# gprof et profilage



## hopkins (27 Janvier 2006)

Bonjour,
Je souhaite profiler mon appli développée en C. Du coup je me suis penché sur la commande gprof. 
J'ai recompilé mes sources avec l'option -pg 
Puis j'ai lancé l'exécution de mon programme que je termine proprement (pas par un Ctrl-C) 
Et là à mon grand dam, je n'apercois aucun fichier gmon.out susceptible d'être exploité par grpof... 
Je vois pas quoi faire de plus.

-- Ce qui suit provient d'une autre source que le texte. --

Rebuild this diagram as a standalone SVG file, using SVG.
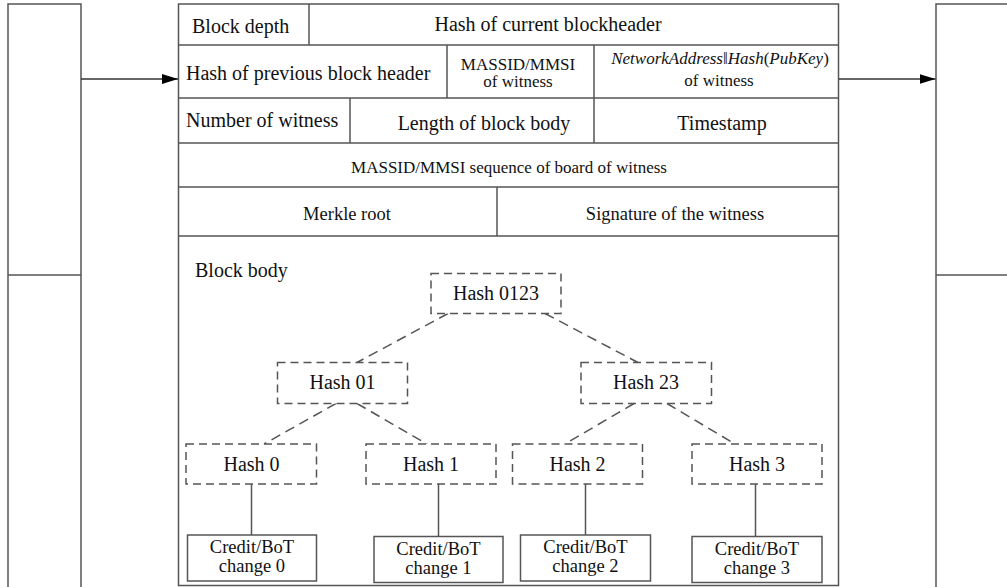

Gprof fonctionne-t-il chez vous ? Qu'ai je oublié de faire ?
Merci à vous
Thomas


----------



## bompi (28 Janvier 2006)

(on oublie mes erreurs  )


----------



## bompi (28 Janvier 2006)

Finalement j'ai essayé sur une petite appli et ça a marché : le fichier 'gmon.out' s'est bien créé dans le répertoire d'exécution.
Es-tu sûr d'avoir ajouté '-pg' y compris à l'édition des liens (_link_) ?


----------



## hopkins (28 Janvier 2006)

merci bumpi
en effet j'avais pas précisé l'option pg pour le lieu (je l'avais pas lu dans la doc)  
du coup ca marche
enfin pas vraiment parce que j'obtiens bien le nombre d'appels à mes fonctions
en revanche les temps d'exécution (ce qui m'intéresse pour détecter le goulot d'étranglement) sont tous égaux à 0
est ce parce que l'échantillonage opéré par gprof s'appuie sur des périodes trop grandes vis à vis du temps d'exécution de mes fonctions ? ca m'étonne quand même parce que mon programme appelle une fonction, elle même constitutée de sous fonction , qui dure bien une dizaine de secondes ... ?  
la maîtrise des outils GNU/Linux est passionnante mais réclame du temps... :rateau:


----------



## hopkins (28 Janvier 2006)

petite précision, j'ai essayé de sommer avec l'option -s plusieurs réalisations dans un fichier gmont.sum, sans succés
les temps demeurent égaux à 0


----------